No. A-2023-15T2

Oct. 4, 2017 (Date Decided)

Judge Ostrer

FOR APPELLANT: Joseph E. Krakora, Public Defender (Daniel V. Gautieri, Assistant Deputy Public Defender, of counsel and on the brief).

FOR RESPONDENT: Jennifer Webb-McRae, Cumberland County Prosecutor (Danielle R. Pennino, Assistant Prosecutor, of counsel and on the brief).

Defendant appealed from his conviction for possession with intent to distribute. Defendant was arrested after giving a false name and lacking a valid driver’s license during a traffic stop for a motor vehicle violation. While being booked, officers began thoroughly searching defendant; officers noticed a bulge in defendant’s sock, and upon asking him to remove the sock discovered packets of heroin.

At trial, the state’s case rested only on the testimony of the arresting officer, as the recording of the search from the booking room’s video cameras had been destroyed despite defense counsel’s written request to preserve and produce the tape. The trial court denied defendant’s request for an adverse inference jury instruction with respect to the videotape, holding that there was no finding of bad faith to support an adverse inference charge; the trial court also denied defendant’s motion to bar evidence of his hindering apprehension.

On appeal, defendant challenged the trial court’s denial of his motions. Defendant also challenged his sentence. The court agreed that the trial court erred in denying defendant’s motions, and vacated his conviction. The court noted that defendant would have been entitled to discovery of the video post-indictment, since it would have tended to prove or disprove the officer’s allegation that defendant had heroin in his sock. The court ruled that the state therefore had a duty to presence evidence pre-indictment where it would likely be produced in discovery and where a defendant requests its preservation, as defense counsel did prior to defendant’s indictment. The court further held that such a rule was necessary to prevent the state from destroying evidence prior to its disclosure obligation attaching post-indictment.
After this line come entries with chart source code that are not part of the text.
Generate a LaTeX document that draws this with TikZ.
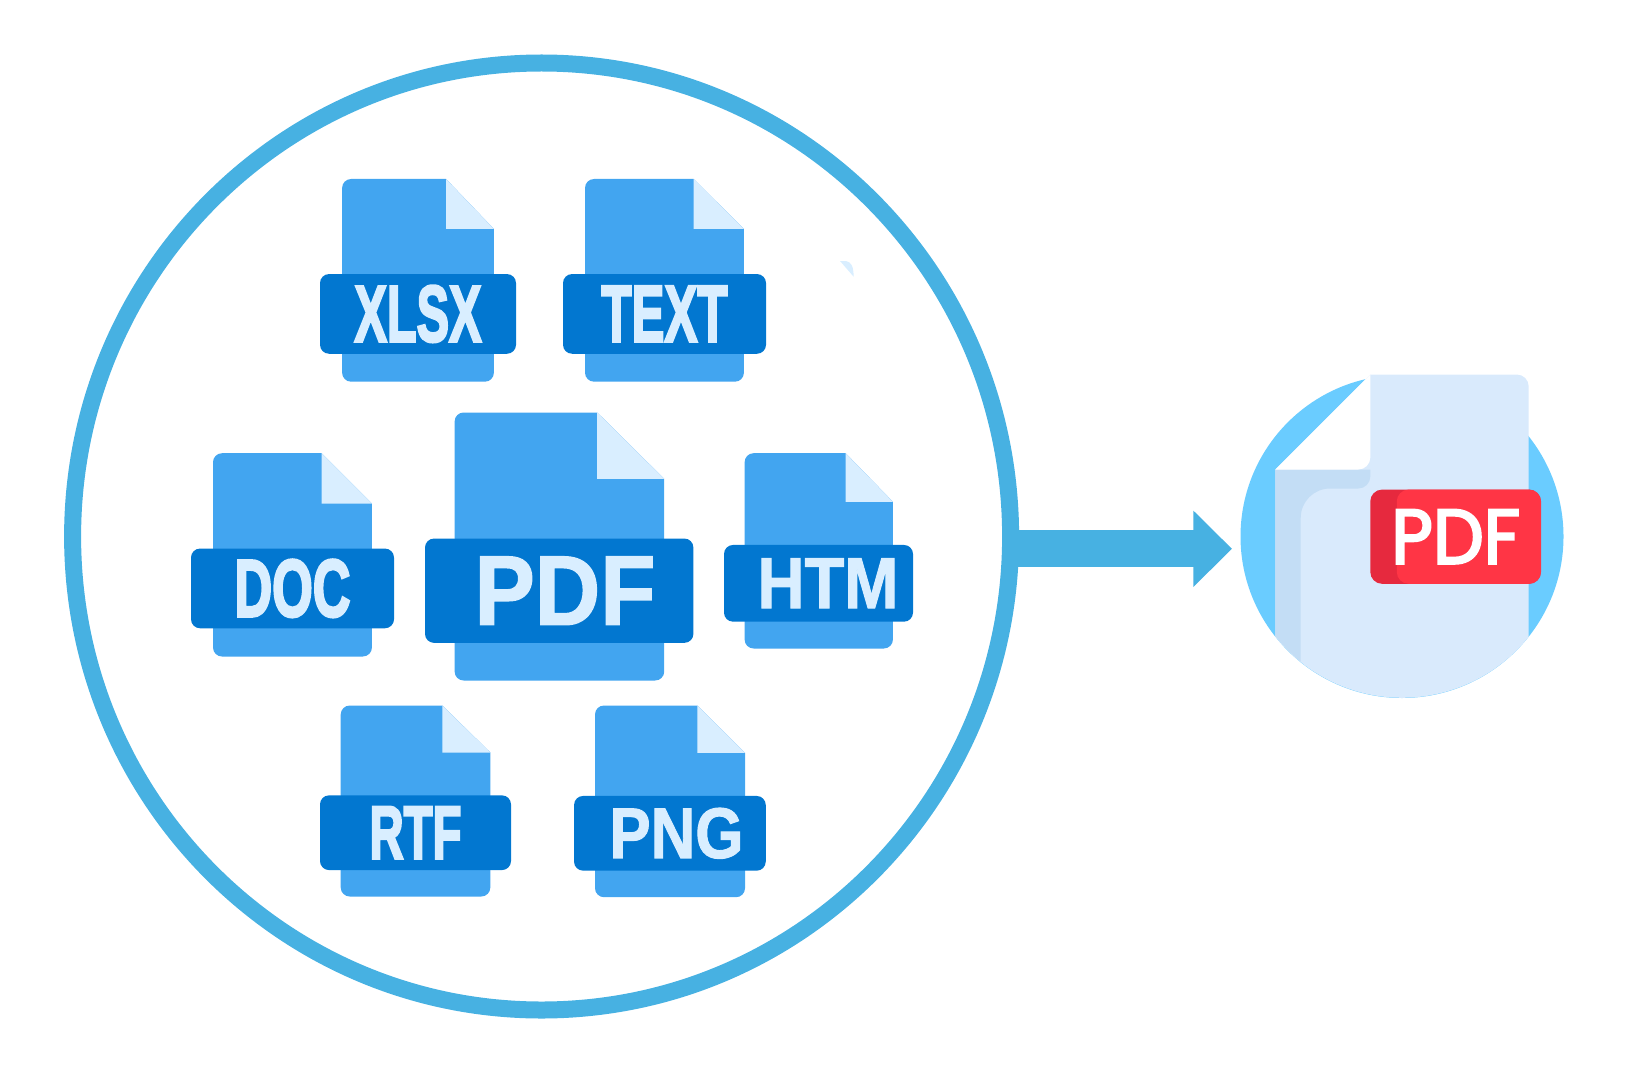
\documentclass[tikz,border=0pt]{standalone}
\usepackage{graphicx}
\usepackage{fontspec}
\setmainfont{Liberation Sans}
\newfontfamily\badgefont[FakeBold=3,FakeStretch=0.93]{Poppins}
\newfontfamily\heavyfont[BoldFeatures={FakeBold=3.5}]{Liberation Sans}
\newfontfamily\tagfont[BoldFeatures={FakeBold=1.5}]{Liberation Sans}
\usetikzlibrary{arrows.meta,shapes.geometric}
\newlength{\pxu}
\setlength{\pxu}{0.75pt}
\definecolor{ringblue}{HTML}{47B1E2}
\definecolor{bodyblue}{HTML}{42A5F0}
\definecolor{bandblue}{HTML}{0277D0}
\definecolor{foldblue}{HTML}{D9EEFF}
\definecolor{diskblue}{HTML}{6ACCFF}
\definecolor{sheetblue}{HTML}{D9EAFC}
\definecolor{shadeblue}{HTML}{C3DDF5}
\definecolor{badgered}{HTML}{FF3545}
\definecolor{badgedark}{HTML}{E6293E}
\tikzset{
  >={Triangle[length=29pt,width=55.5pt]},
  band/.style={fill=bandblue, rounded corners=9\pxu, inner sep=0pt},
  bandlabel/.style={text=foldblue, inner sep=0pt, font=\bfseries},
  flowarrow/.style={->, draw=ringblue, fill=ringblue, line width=37\pxu},
  badgepart/.style={rounded corners=12\pxu, inner sep=0pt}
}
% left, top, right, bottom, fold x, fold y
\newcommand{\filesheet}[6]{
  \fill[bodyblue] (#5,#2) [rounded corners=9\pxu] -- (#1,#2) -- (#1,#4) -- (#3,#4) [sharp corners] -- (#3,#6) -- cycle;
  \fill[foldblue] (#5,#2) -- (#3,#6) -- (#5,#6) -- cycle;
}
% name, centre x, centre y, width, height, label shift, label width, label height, label
\newcommand{\filetag}[9]{
  \node[band, minimum width=#4\pxu, minimum height=#5\pxu] (#1) at (#2,#3) {};
  \node[bandlabel] (#1label) at ([xshift=#6\pxu]#1) {\resizebox{#7\pxu}{#8\pxu}{#9}};
}
\begin{document}
\begin{tikzpicture}[x=0.75pt,y=-0.75pt]
      \useasboundingbox (0,0) rectangle (1633,1066);
      \node[ellipse, draw=ringblue, line width=17\pxu, minimum width=938\pxu, minimum height=947\pxu, inner sep=0pt] (ring) at (541.6,536.5) {};
      \node[circle, fill=diskblue, minimum size=323\pxu, inner sep=0pt] (disk) at (1402,536.5) {};
      \coordinate (arrowtip) at (1232,548.8);
      \draw[flowarrow, shorten <=-3pt] (ring.east |- arrowtip) -- (arrowtip);

      \filesheet{342.1}{179}{493.9}{381.7}{446}{229}
      \filetag{xlsx}{418}{313.9}{196}{79.7}{0}{127}{55.7}{\heavyfont XLSX}
      \filesheet{585}{179}{743.9}{381.7}{693.6}{229}
      \filetag{text}{664.5}{313.9}{203}{79.7}{0}{126}{55}{\heavyfont TEXT}
      \filesheet{213}{453.2}{371.9}{656.5}{321.6}{503.5}
      \filetag{doc}{292.5}{588.4}{203}{79.7}{0}{116}{56.7}{\heavyfont DOC}
      \filesheet{454.6}{412.5}{664.2}{680.5}{597.2}{478.8}
      \filetag{pdf}{559.2}{590.7}{268.4}{104.3}{5.8}{181}{68}{\tagfont PDF}
      \filesheet{744.6}{453.2}{892.9}{648.5}{845.6}{501.8}
      \filetag{htm}{818.5}{583.3}{189}{76.7}{9.5}{141}{49.7}{\tagfont HTM}
      \filesheet{340.7}{705.5}{490.3}{896.5}{442.3}{752.5}
      \filetag{rtf}{415.5}{832.7}{191}{74.7}{0}{92}{51.7}{\heavyfont RTF}
      \filesheet{595}{705.5}{745}{897.2}{697.3}{752.8}
      \filetag{png}{669.9}{833.3}{191.7}{74.7}{6.5}{134}{50}{\tagfont PNG}

      \fill[foldblue] (840,261) -- (846,261) .. controls (851,262) and (853.6,266) .. (853.6,276.7) -- cycle;

      \fill[sheetblue] (1370.3,374.5) [rounded corners=12\pxu] -- (1528.7,374.5) [sharp corners] -- (1528.7,636.7) arc (38.5:141.5:161.8) -- (1275.3,469.5) -- cycle;
      \fill[shadeblue] (1275.3,469.5) -- (1370.3,469.5) [rounded corners=12\pxu] -- (1370.3,488.5) [rounded corners=22pt] -- (1300.7,488.5) [sharp corners] -- (1300.7,661.7) arc (128.8:141.5:161.8) -- cycle;
      \fill[white] (1370.3,374.5) -- (1275.3,469.5) [rounded corners=12\pxu] -- (1370.3,469.5) [sharp corners] -- cycle;
      \node[badgepart, fill=badgedark, minimum width=170.7\pxu, minimum height=94.3\pxu] (badgeshade) at (1455.6,536.7) {};
      \node[badgepart, fill=badgered, minimum width=144.3\pxu, minimum height=94.3\pxu] (badge) at (1468.9,536.7) {};
      \node[text=white, inner sep=0pt, font=\badgefont\fontsize{58}{58}\selectfont] (badgelabel) at (badgeshade) {PDF};
    \end{tikzpicture}
\end{document}
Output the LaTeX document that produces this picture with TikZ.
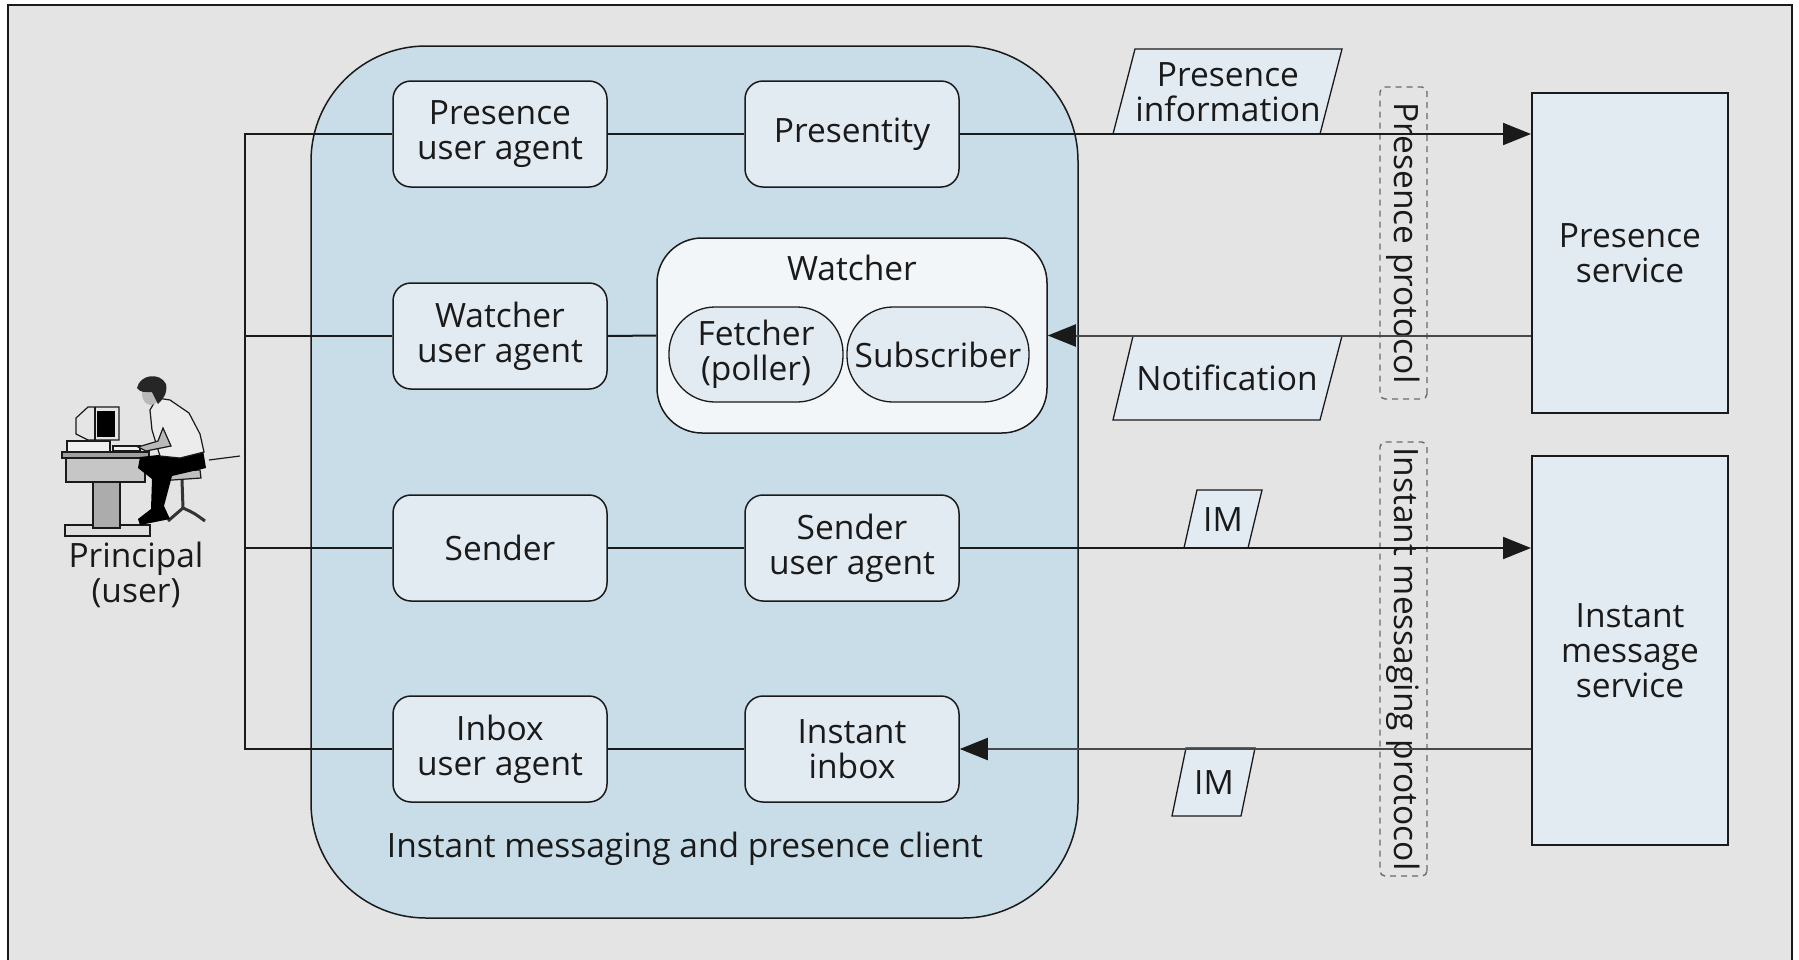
\documentclass[tikz,border=0pt]{standalone}
\usepackage{fontspec}
\setmainfont{Open Sans}
\usetikzlibrary{arrows.meta,calc}
\definecolor{bg}{HTML}{E4E4E4}
\definecolor{clientfill}{HTML}{C9DDE8}
\definecolor{boxfill}{HTML}{E2EAF2}
\definecolor{watchfill}{HTML}{F2F6F9}
\definecolor{ink}{HTML}{1A1A1A}
\begin{document}
\begin{tikzpicture}[x=1pt,y=-1pt,
  font=\fontsize{33.5}{35}\selectfont, text=ink,
  agent/.style={draw=ink, line width=1.5pt, fill=boxfill, rounded corners=18pt,
    minimum width=214pt, minimum height=106pt, align=center, inner sep=0pt},
  pill/.style={draw=ink, line width=1.3pt, fill=boxfill, rounded corners=46pt,
    minimum height=95pt, align=center, inner sep=0pt},
  service/.style={draw=ink, line width=2pt, fill=boxfill,
    minimum width=196pt, align=center, inner sep=0pt},
  proto/.style={draw=ink!65, line width=1.4pt, dash pattern=on 6pt off 5pt,
    rounded corners=5pt, rotate=-90, minimum height=47pt, inner sep=0pt},
  tag/.style={draw=ink, line width=1.3pt, fill=boxfill},
  wire/.style={draw=ink, line width=2pt},
  inwire/.style={draw=ink!80, line width=2pt},
  tip/.style={-{Triangle[length=28pt,width=22pt,color=ink]}},
  lbl/.style={align=center, inner sep=0pt}
]
\useasboundingbox (0,0) rectangle (1799,959);
\fill[white] (0,0) rectangle (1799,959);
\fill[bg] (8,5) rectangle (1792,962);
\draw[line width=1.6pt, ink] (8,970) -- (8,5) -- (1792,5) -- (1792,970);

% client container
\node[draw=ink, line width=1.5pt, fill=clientfill, rounded corners=115pt,
  minimum width=767pt, minimum height=872pt, inner sep=0pt] (client) at (694.5,482) {};
\node[lbl] (clientlbl) at (685,849) {Instant messaging and presence client};

% agents
\node[agent] (pua) at (500,134) {Presence\\user agent};
\node[agent] (pty) at (852,134) {Presentity};
\node[agent] (wua) at (500,336) {Watcher\\user agent};
\node[agent] (snd) at (500,548) {Sender};
\node[agent] (sua) at (852,548) {Sender\\user agent};
\node[agent] (iua) at (500,749) {Inbox\\user agent};
\node[agent] (inb) at (852,749) {Instant\\inbox};

% watcher
\node[draw=ink, line width=1.5pt, fill=watchfill, rounded corners=45pt,
  minimum width=390pt, minimum height=195pt, inner sep=0pt] (watcher) at (852,335.5) {};
\node[lbl] (wlbl) at (852,268) {Watcher};
\node[pill, minimum width=174pt] (fetch) at (756,354.5) {Fetcher\\(poller)};
\node[pill, minimum width=182pt] (subs) at (938,354.5) {Subscriber};

% services
\node[service, minimum height=320pt] (psvc) at (1630,253) {Presence\\service};
\node[service, minimum height=389pt] (imsvc) at (1630,650.5) {Instant\\message\\service};

% protocol boxes
\node[proto, minimum width=312pt] (pp) at (1403.5,243) {Presence protocol};
\node[proto, minimum width=434pt] (imp) at (1403.5,659) {Instant messaging protocol};

% message tags
\draw[tag] (1113,134) -- (1135,49) -- (1342,49) -- (1320,134) -- cycle;
\node[lbl] (pinfo) at (1228,92) {Presence\\information};
\draw[tag] (1133,336) -- (1342,336) -- (1320,420) -- (1113,420) -- cycle;
\node[lbl] (notif) at (1227,378) {Notification};
\draw[tag] (1184,548) -- (1197,490) -- (1262,490) -- (1248,548) -- cycle;
\node[lbl] (im1) at (1223,520) {IM};
\draw[tag] (1172,816) -- (1186,748) -- (1255,748) -- (1241,816) -- cycle;
\node[lbl] (im2) at (1214,783) {IM};

% bracket to principal
\coordinate (b1) at (245,134);
\coordinate (b2) at (245,336);
\coordinate (b3) at (245,548);
\coordinate (b4) at (245,749);
\draw[wire] (pua.west) -- (b1) -- (b4) -- (iua.west);
\draw[wire] (wua.west) -- (b2);
\draw[wire] (snd.west) -- (b3);

% row links
\draw[wire] (pua.east) -- (pty.west);
\draw[wire] (wua.east) -- (watcher.west);
\draw[wire] (snd.east) -- (sua.west);
\draw[wire] (iua.east) -- (inb.west);

% protocol arrows
\draw[wire, tip] (pty.east) -- (pty.east -| psvc.west);
\draw[inwire, tip] (psvc.west |- watcher.east) -- (watcher.east);
\draw[wire, tip] (sua.east) -- (sua.east -| imsvc.west);
\draw[inwire, tip] (imsvc.west |- inb.east) -- (inb.east);

% principal clip art
\begin{scope}[line width=1.2pt, draw=ink]
  \draw[fill=gray!25] (65,525) rectangle (150,536);
  \draw[fill=gray!65] (93,482) rectangle (120,528);
  \draw[fill=gray!45] (66,457) rectangle (145,482);
  \draw[fill=gray!75] (62,452) rectangle (149,458);
  \draw[fill=gray!12] (67,441) rectangle (110,452);
  \draw[fill=gray!20] (76,418) -- (88,407) -- (119,407) -- (119,440) -- (88,440) -- (76,434) -- cycle;
  \fill[black] (97,411) rectangle (115,437);
  \draw (95,407) -- (95,440);
  \draw[fill=gray!12] (113,446) rectangle (140,451);
  % stool
  \draw[fill=gray!50] (157,472) -- (200,470) -- (201,478) -- (158,481) -- cycle;
  \draw[line width=3pt, gray!40!black] (182,480) -- (183,508);
  \draw[line width=3pt, gray!40!black] (183,508) .. controls (176,514) .. (168,521);
  \draw[line width=3pt, gray!40!black] (183,508) .. controls (194,513) .. (205,521);
  % legs
  \fill[black] (140,457) -- (203,450) -- (206,468) -- (172,476) -- (164,506) -- (170,519) -- (140,525) -- (138,519) -- (151,509) -- (152,479) -- (138,468) -- cycle;
  % shirt
  \draw[fill=gray!15] (157,398) -- (170,400) -- (189,413) -- (200,434) -- (204,452) -- (180,458) -- (160,456) -- (152,430) -- (150,410) -- cycle;
  % arm
  \draw[fill=gray!55] (163,428) -- (171,446) -- (146,451) -- (138,447) -- (158,441) -- cycle;
  % head
  \fill[gray!55] (151,394) ellipse (9pt and 11pt);
  \fill[black!85] (137,388) .. controls (140,374) and (160,372) .. (166,384) .. controls (168,394) and (162,400) .. (158,404) -- (152,392) .. controls (146,392) and (140,393) .. (137,388) -- cycle;
  \draw (209,460) -- (240,456);
\end{scope}
\node[lbl] (principal) at (136,575) {Principal\\(user)};
\end{tikzpicture}
\end{document}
The court ruled that an adverse inference charge was a necessary, just remedy, and would require the trial court to instruct the jury that the state had a duty to produce the evidence following indictment, and that the state’s destruction of such evidence permitted the jury, at its discretion, to draw the inference that the evidence was unfavorable to the state. The court held that reversal of defendant’s conviction in this case was warranted because the trial court, in addition to denying defendant’s charge request, took no further action to remedy the state’s destruction of the videotape. The court rejected the state’s contention that defendant was obligated to show it acted in bad faith, holding that bad faith was unnecessary to show a discovery violation.

No. A-2023-15T2

Oct. 4, 2017 (Date Decided)

Judge Ostrer

FOR APPELLANT: Joseph E. Krakora, Public Defender (Daniel V. Gautieri, Assistant Deputy Public Defender, of counsel and on the brief).

FOR RESPONDENT: Jennifer Webb-McRae, Cumberland County Prosecutor (Danielle R. Pennino, Assistant Prosecutor, of counsel and on the brief).

Defendant appealed from his conviction for possession with intent to distribute. Defendant was arrested after giving a false name and lacking a valid driver’s license during a traffic stop for a motor vehicle violation. While being booked, officers began thoroughly searching defendant; officers noticed a bulge in defendant’s sock, and upon asking him to remove the sock discovered packets of heroin.

At trial, the state’s case rested only on the testimony of the arresting officer, as the recording of the search from the booking room’s video cameras had been destroyed despite defense counsel’s written request to preserve and produce the tape. The trial court denied defendant’s request for an adverse inference jury instruction with respect to the videotape, holding that there was no finding of bad faith to support an adverse inference charge; the trial court also denied defendant’s motion to bar evidence of his hindering apprehension.

On appeal, defendant challenged the trial court’s denial of his motions. Defendant also challenged his sentence. The court agreed that the trial court erred in denying defendant’s motions, and vacated his conviction. The court noted that defendant would have been entitled to discovery of the video post-indictment, since it would have tended to prove or disprove the officer’s allegation that defendant had heroin in his sock. The court ruled that the state therefore had a duty to presence evidence pre-indictment where it would likely be produced in discovery and where a defendant requests its preservation, as defense counsel did prior to defendant’s indictment. The court further held that such a rule was necessary to prevent the state from destroying evidence prior to its disclosure obligation attaching post-indictment.

The court ruled that an adverse inference charge was a necessary, just remedy, and would require the trial court to instruct the jury that the state had a duty to produce the evidence following indictment, and that the state’s destruction of such evidence permitted the jury, at its discretion, to draw the inference that the evidence was unfavorable to the state. The court held that reversal of defendant’s conviction in this case was warranted because the trial court, in addition to denying defendant’s charge request, took no further action to remedy the state’s destruction of the videotape. The court rejected the state’s contention that defendant was obligated to show it acted in bad faith, holding that bad faith was unnecessary to show a discovery violation.